17日、韓国消防庁によると、現地時間13日午後10時50分ごろ、米コロラド州デンバー近郊のI-76高速道路で交通事故が発生した。2台の車が衝突し、赤いピックアップトラック1台が空中に跳ね上がった後、何度も転がって横転した。
当時、訓練を終えて宿舎に戻る途中だった中央119救助本部所属の消防隊員5人は、事故現場を目撃するとすぐ乗っていた車を路肩に停車し、直ちに現場の救助に当たった。イ・ギピョン消防長(39)は「車が跳ね上がって、私たちの車の20センチ前で止まった。まるで申し合わせたかのように同時に車から飛び降りた」と語った。
隊員たちは911に通報した後、横転した車両の後部の窓から内部に入り、意識と呼吸のなかった70代の男性運転者を引き出した。半ズボン姿で救助装備もなかったが、誰ひとり気に留めなかった。その後、現場で心肺蘇生法(CPR)を実施し、緊急救助に当たった。救助には中央119救助本部所属のイ・ギピョン、ピョン・ヨンボム、チョ・インソン消防長、キム・ヨンジン消防校と、全羅南道(チョルラナムド)消防本部所属のキム・グヒョン消防尉の計5人が参加した。
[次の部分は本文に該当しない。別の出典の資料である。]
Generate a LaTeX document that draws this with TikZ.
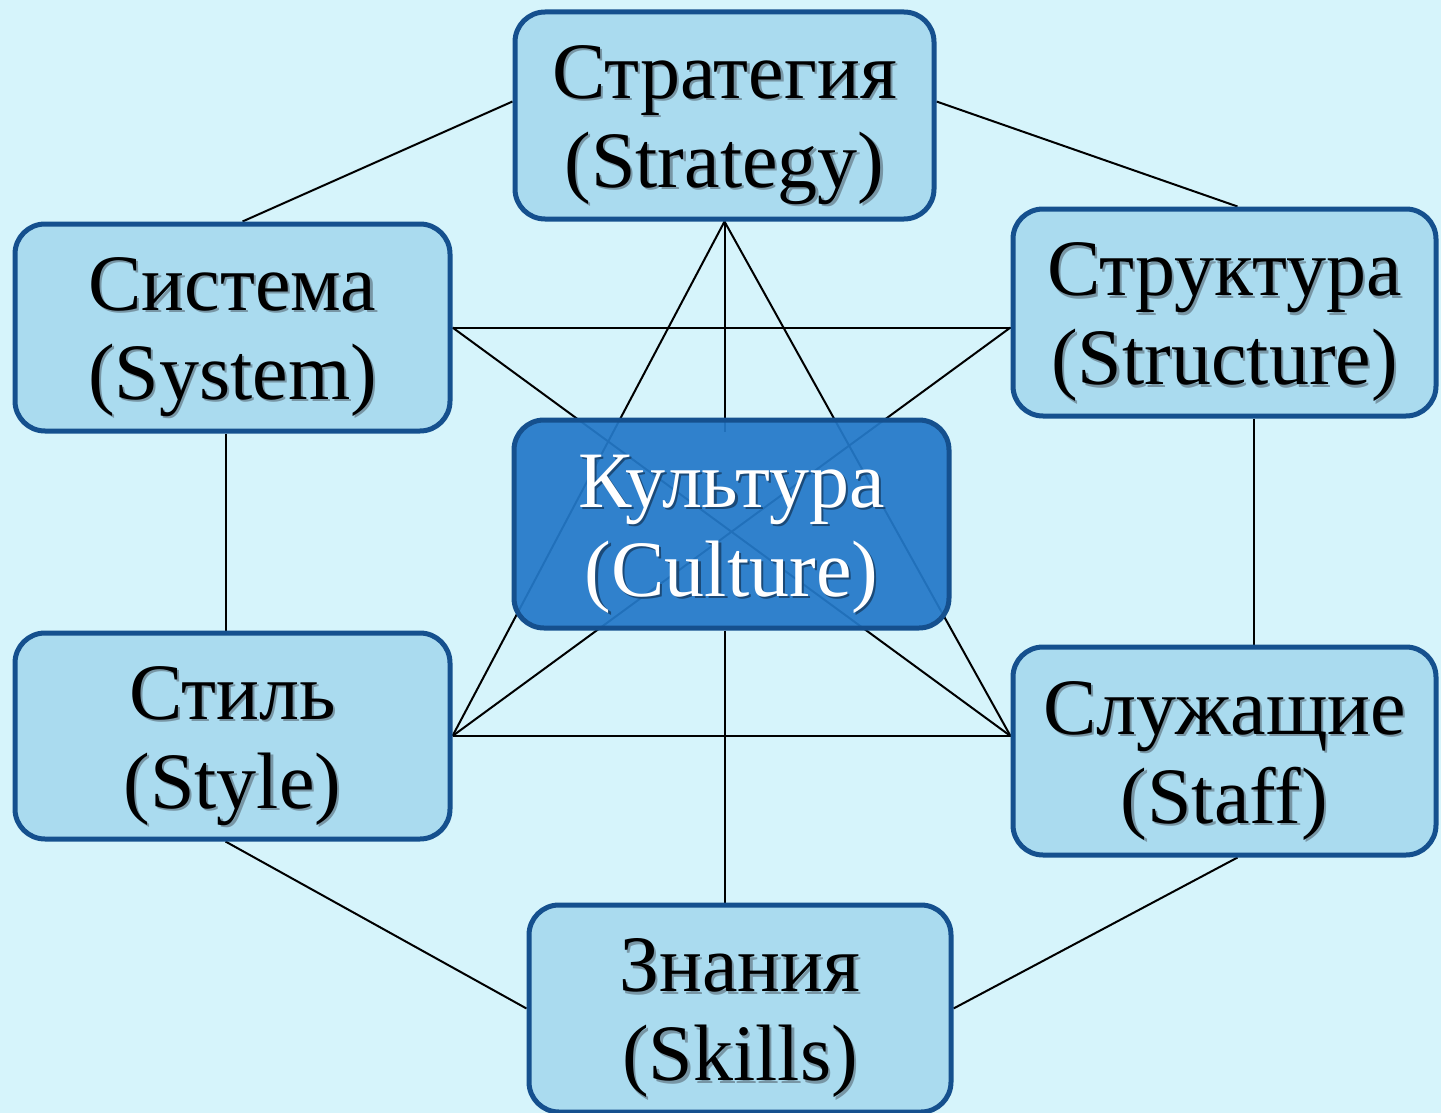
\documentclass[tikz,border=0pt]{standalone}
\usepackage{fontspec}
\usetikzlibrary{backgrounds}
\newfontfamily\bxfont{Liberation Serif}
\definecolor{bgc}{HTML}{D6F4FB}
\definecolor{boxc}{HTML}{AADBEF}
\definecolor{bordc}{HTML}{15508E}
\definecolor{cultc}{HTML}{2479C9}
\definecolor{shdc}{HTML}{7896A5}
\definecolor{shdw}{HTML}{1B4A78}
\newcommand\shtxt[2]{\leavevmode\rlap{\kern1.1pt\raisebox{-1.1pt}{\textcolor{#1}{#2}}}#2}
\newcommand\toplift{\rule{0pt}{37.5pt}}
\begin{document}
\begin{tikzpicture}[x=0.5pt,y=-0.5pt,
  box/.style={draw=bordc, line width=2.5pt, fill=boxc, rounded corners=15pt,
    align=center, inner sep=0pt, text=black,
    font=\bxfont\fontsize{40pt}{44.5pt}\selectfont},
  cbox/.style={box, fill=cultc, fill opacity=0.93, draw opacity=1, text opacity=1, text=white},
  link/.style={draw=black, line width=1pt}]
\useasboundingbox (0,0) rectangle (1441,1113);

\node[box, minimum width=209.5pt, minimum height=103.5pt] (strat) at (724.5,115.5)
  {\toplift\shtxt{shdc}{Стратегия}\\\shtxt{shdc}{(Strategy)}};
\node[box, minimum width=217.5pt, minimum height=103.5pt] (sys) at (232.5,327.5)
  {\toplift\shtxt{shdc}{Система}\\\shtxt{shdc}{(System)}};
\node[box, minimum width=211.5pt, minimum height=103.5pt] (struc) at (1224.5,312.5)
  {\toplift\shtxt{shdc}{Структура}\\\shtxt{shdc}{(Structure)}};
\node[cbox, minimum width=217.5pt, minimum height=104pt] (cult) at (731.5,524)
  {\toplift\shtxt{shdw}{Культура}\\\shtxt{shdw}{(Culture)}};
\node[box, minimum width=217.5pt, minimum height=103pt] (style) at (232.5,736)
  {\toplift\shtxt{shdc}{Стиль}\\\shtxt{shdc}{(Style)}};
\node[box, minimum width=211.5pt, minimum height=104pt] (staff) at (1224.5,751)
  {\toplift\shtxt{shdc}{Служащие}\\\shtxt{shdc}{(Staff)}};
\node[box, minimum width=211pt, minimum height=103.5pt] (skills) at (740,1008.5)
  {\toplift\shtxt{shdc}{Знания}\\\shtxt{shdc}{(Skills)}};

\path (cult.north -| strat.south) coordinate (ctop);
\path (cult.south -| strat.south) coordinate (cbot);
\path (skills.north -| strat.south) coordinate (stop);
\path (struc.west |- sys.east) coordinate (strl);
\path (staff.west |- style.east) coordinate (stfl);

\begin{pgfonlayer}{background}
\fill[bgc] (0,0) rectangle (1441,1113);
\draw[link] ([yshift=7pt]strat.west) -- ([xshift=5pt]sys.north);
\draw[link] ([yshift=7pt]strat.east) -- ([xshift=6.5pt]struc.north);
\draw[link] (strat.south) -- ([yshift=-7pt]ctop);
\draw[link] (strat.south) -- (style.east);
\draw[link] (strat.south) -- (stfl);
\draw[link] (sys.east) -- (strl);
\draw[link] (sys.east) -- (stfl);
\draw[link] (strl) -- (style.east);
\draw[link] (style.east) -- (stfl);
\draw[link] ([xshift=-3.5pt]sys.south) -- ([xshift=-3.5pt]style.north);
\draw[link] ([xshift=14.5pt]struc.south) -- ([xshift=14.5pt]staff.north);
\draw[link] ([xshift=-3.5pt]style.south) -- (skills.west);
\draw[link] ([xshift=6.5pt]staff.south) -- (skills.east);
\draw[link] (cbot) -- (stop);
\end{pgfonlayer}
\end{tikzpicture}
\end{document}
患者は意識を回復できなかったが、救助現場を確認した米アダムズ郡消防署は15日、公式SNSを通じて、「韓国の救助隊員の即時かつ冷静な対応は、すべての消防官が手本とすべき教科書のような行動だった」と感謝の意を表した。さらに「迅速なCPRと現場の統制により、効果的な救助作業が可能だった」と付け加えた。
イ消防長は17日、東亜(トンア)日報の電話取材に対し、「翌日、現地の消防官の同僚たちもニュースを見て、すごいと言ってくれた。当然やるべきことをやっただけだ」と話した。